Last year, Friedli and her teammates Jaymie Stocks, of Ely, Minn., and Keith Pederson, of St. Paul, didn’t even place with their butterfly-themed sculpture called “Metamorphosis.”
Dusty Thune’s team won first with “Ascension,” and two other teams won second and third place at the state competition held during the St. Paul Winter Carnival.
So this year, Thune, of St. Paul, was set to compete in the U.S. National Snow Sculpting Championship in Lake Geneva. Except the organizers weren’t too fond of his planned sculpture’s theme, which took a dim view of President Donald Trump. When Thune refused to change it, he was banned from the competition.
The second- and third-place teams couldn’t go to Lake Geneva, so organizers called up Stocks to see if her team, Dino Fight — named for a previous dinosaur sculpture — could take Thune’s place.
They accepted, with less than a month to plan. They were also down a team member, as Pederson couldn’t go.
It was the first of many obstacles the team would face before winning the championship.
Friedli wanted a former snow-sculpting rival, Adam Turner, to join their team, but he had moved to Arizona. That didn’t matter to him. He hopped on a plane and came up to help out.
Then came the frigid “polar vortex,” which cut a precious day off their sculpting schedule.
“It was minus 27,” Friedli said. “Our eyelashes were freezing together while we were sculpting.”
After that, Friedli’s car got a flat tire. Then a pipe in their hotel froze and caused them to scramble to get their gear out before their room flooded. Then came the injuries.
Friedli cut her finger with a saw. Stocks stabbed her thigh with a chisel. Turner came down with the flu.
“So many things happened! It was epic!” Friedli said.
But the team persisted, crafting a cylinder of snow 8 feet across and 9 feet high with saws, axes, files, shovels and other implements.
The team’s sculpture, titled “Arise from the Storm,” seemed to embody the struggles they had endured to finish. It was a graceful heron preparing to take flight from a stormy sea.

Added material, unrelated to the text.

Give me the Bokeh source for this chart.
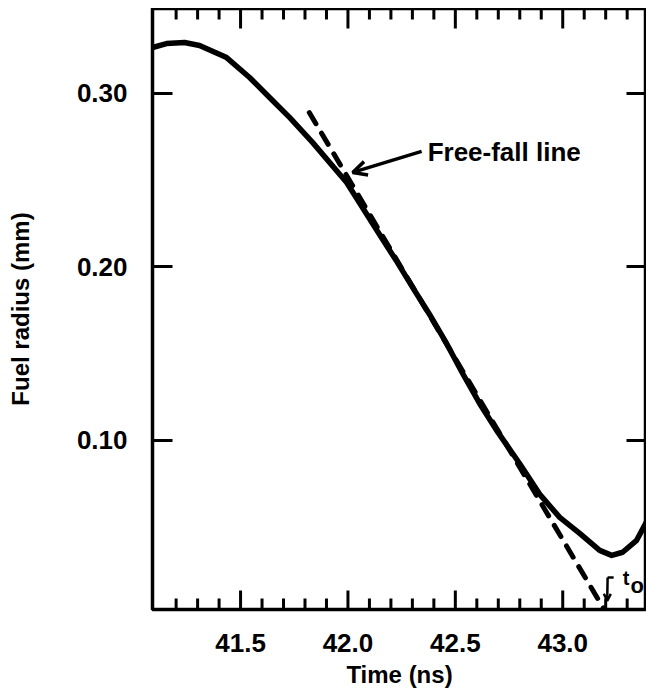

“Herons bring hope,” she said. “We wanted to talk about how even though life gives you all these trials, you can rise up from the storm.”
On the last evening before judging, Friedli walked up onto a balcony and looked over all the sculptures. At that moment, she thought they had a chance to win.
“Unlike a lot of the sculptures, ours was fine art,” she said. “It was a different product than a lot of the others happening here. It set us apart.”
The sculptures are judged by the artists themselves in such a way that they are unable to vote for themselves. Friedli said her team got a near-unanimous vote.
As the temperature suddenly rose to near 40 degrees Saturday, the judging ended just before the heron’s wings fell off.
“I felt like it was the mic drop of snow sculpture,” Friedli said, laughing.
With a national win under their belts, and the organizers planning a world competition next year, Team Dino Fight could go on to be world champions.
“If that’s the case, we will be the team representing Minnesota in the world competition,” she said.